Therefore, we can conclude that the value of $\sin \theta $ increases as $\theta $ increases. 

Therefore, the given statement is true.


(iii) The value of $\cos \theta $ increases as $\theta $ increases. 

Ans: The value of cosine from the trigonometric ratio table is as follows:

$\cos 0{}^\circ =1$

$\cos 30{}^\circ =\dfrac{\sqrt{3}}{2}=0.866$

$\cos 45{}^\circ =\dfrac{1}{\sqrt{2}}=0.707$

$\cos 60{}^\circ =\dfrac{1}{2}=0.5$  

$\cos 90{}^\circ =0$ 

Therefore, we can conclude that the value of $\cos \theta $ decreases as $\theta $ increases. 

Therefore, the given statement is false.


(iv) \[\sin \theta =\cos \theta \] for all values of \[\theta \].

Ans: The trigonometric ratio table is given as follows:


Exact Values of Trigonometric Functions

Angle $\theta $ 

$\sin \theta $ 

$\cos \theta $ 

$\tan \theta $ 

Degrees

Radians

$0{}^\circ $ 

$0$ 

$0$

$1$ 

$0$

$30{}^\circ $ 

$\dfrac{\pi }{6}$ 

$\dfrac{1}{2}$ 

$\dfrac{\sqrt{3}}{2}$

$\dfrac{1}{\sqrt{3}}$ 

$45{}^\circ $ 

$\dfrac{\pi }{4}$ 

$\dfrac{1}{\sqrt{2}}$

$\dfrac{1}{\sqrt{2}}$ 

$1$ 

$60{}^\circ $ 

$\dfrac{\pi }{3}$ 

$\dfrac{\sqrt{3}}{2}$

$\dfrac{1}{2}$

$\sqrt{3}$

$90{}^\circ $ 

$\dfrac{\pi }{2}$ 

$1$ 

$0$

Not defined 



From the above table we can conclude that \[\sin \theta =\cos \theta \] is true only for $\theta =45{}^\circ $.

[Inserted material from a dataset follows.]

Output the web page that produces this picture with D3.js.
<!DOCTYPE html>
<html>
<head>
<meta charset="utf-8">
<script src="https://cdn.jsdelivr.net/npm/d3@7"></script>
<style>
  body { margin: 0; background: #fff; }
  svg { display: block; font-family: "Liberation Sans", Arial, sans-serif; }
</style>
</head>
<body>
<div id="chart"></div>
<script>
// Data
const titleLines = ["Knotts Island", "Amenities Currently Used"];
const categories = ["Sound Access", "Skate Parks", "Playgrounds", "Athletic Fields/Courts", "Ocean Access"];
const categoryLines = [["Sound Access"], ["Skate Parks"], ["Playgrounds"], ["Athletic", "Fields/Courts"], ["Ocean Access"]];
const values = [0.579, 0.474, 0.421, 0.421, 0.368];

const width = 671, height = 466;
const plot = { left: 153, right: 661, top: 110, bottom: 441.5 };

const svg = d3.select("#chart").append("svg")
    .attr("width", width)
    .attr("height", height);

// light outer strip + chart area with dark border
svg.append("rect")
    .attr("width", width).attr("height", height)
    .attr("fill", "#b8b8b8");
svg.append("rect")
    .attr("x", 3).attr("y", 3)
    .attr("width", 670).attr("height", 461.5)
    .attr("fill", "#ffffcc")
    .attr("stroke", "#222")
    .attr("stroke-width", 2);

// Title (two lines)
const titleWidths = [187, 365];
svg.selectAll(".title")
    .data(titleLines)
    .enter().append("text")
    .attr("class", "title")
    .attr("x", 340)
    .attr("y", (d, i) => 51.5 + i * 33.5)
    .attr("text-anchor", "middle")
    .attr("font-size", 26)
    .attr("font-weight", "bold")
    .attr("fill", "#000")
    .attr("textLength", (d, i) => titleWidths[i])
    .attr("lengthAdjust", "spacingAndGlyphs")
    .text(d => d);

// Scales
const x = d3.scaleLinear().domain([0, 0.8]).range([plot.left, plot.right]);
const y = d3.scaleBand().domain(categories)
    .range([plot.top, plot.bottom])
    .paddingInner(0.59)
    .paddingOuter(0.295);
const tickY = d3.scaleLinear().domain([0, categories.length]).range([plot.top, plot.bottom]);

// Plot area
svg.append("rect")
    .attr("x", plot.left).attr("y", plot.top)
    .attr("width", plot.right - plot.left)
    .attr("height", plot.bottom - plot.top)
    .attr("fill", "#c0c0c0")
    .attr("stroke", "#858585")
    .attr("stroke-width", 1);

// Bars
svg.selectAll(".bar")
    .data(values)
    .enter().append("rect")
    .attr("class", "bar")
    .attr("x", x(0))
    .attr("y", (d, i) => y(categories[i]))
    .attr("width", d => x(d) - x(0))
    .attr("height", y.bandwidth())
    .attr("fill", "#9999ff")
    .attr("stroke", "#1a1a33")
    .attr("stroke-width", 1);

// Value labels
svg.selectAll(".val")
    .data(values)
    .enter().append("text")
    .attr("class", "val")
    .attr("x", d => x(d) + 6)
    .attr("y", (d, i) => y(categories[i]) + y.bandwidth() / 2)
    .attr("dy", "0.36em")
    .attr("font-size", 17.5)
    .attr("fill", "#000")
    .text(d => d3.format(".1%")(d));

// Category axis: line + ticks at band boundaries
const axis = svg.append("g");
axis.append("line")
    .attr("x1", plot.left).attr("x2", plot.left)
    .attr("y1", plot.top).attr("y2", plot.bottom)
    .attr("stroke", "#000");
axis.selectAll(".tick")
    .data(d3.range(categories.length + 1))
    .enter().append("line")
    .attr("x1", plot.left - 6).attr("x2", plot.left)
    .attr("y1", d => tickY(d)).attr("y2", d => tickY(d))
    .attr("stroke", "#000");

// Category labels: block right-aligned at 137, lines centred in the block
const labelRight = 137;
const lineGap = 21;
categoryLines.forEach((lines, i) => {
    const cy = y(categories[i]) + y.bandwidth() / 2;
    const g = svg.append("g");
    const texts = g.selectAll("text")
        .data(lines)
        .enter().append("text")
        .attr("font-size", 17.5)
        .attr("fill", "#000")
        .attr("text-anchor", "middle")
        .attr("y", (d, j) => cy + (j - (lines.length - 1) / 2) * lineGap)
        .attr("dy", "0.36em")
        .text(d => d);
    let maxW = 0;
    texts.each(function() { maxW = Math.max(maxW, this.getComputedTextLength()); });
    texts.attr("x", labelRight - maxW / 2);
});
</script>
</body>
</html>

\[\sin \theta =\cos \theta \] is not true for all values of $\theta $.

Therefore, the given statement is false.


(v) $\cot A$ is not defined for $A=0{}^\circ $.

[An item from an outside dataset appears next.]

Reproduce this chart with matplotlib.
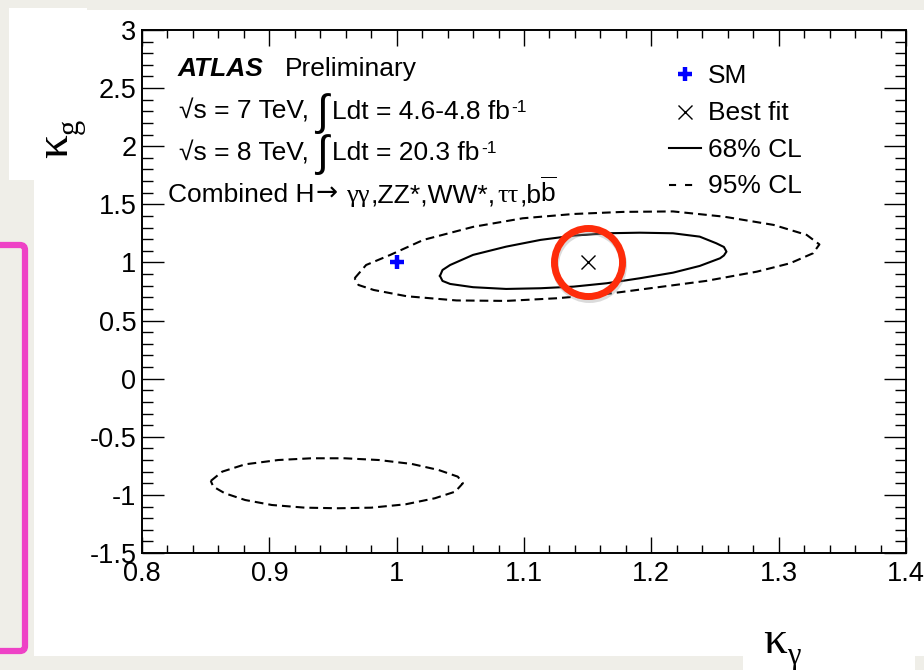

Ans: We know that $\cot A=\dfrac{\cos A}{\sin A}$ .

If $A=0{}^\circ $, then $\cot 0{}^\circ =\dfrac{\cos 0{}^\circ }{\sin 0{}^\circ }$

From trigonometric ratio table we get

$\sin 0{}^\circ =0$ and $\cos 0{}^\circ =1$

We get

$\cot 0{}^\circ =\dfrac{1}{0}$, which is undefined.

Therefore, the given statement is true.


Exercise 8.3

1. Express the trigonometric ratios $\sin A,\sec A$ and $\tan A$ in terms of $\cot A$.

Ans: For a right triangle we have an identity ${{\operatorname{cosec}}^{2}}A=1+{{\cot }^{2}}A$.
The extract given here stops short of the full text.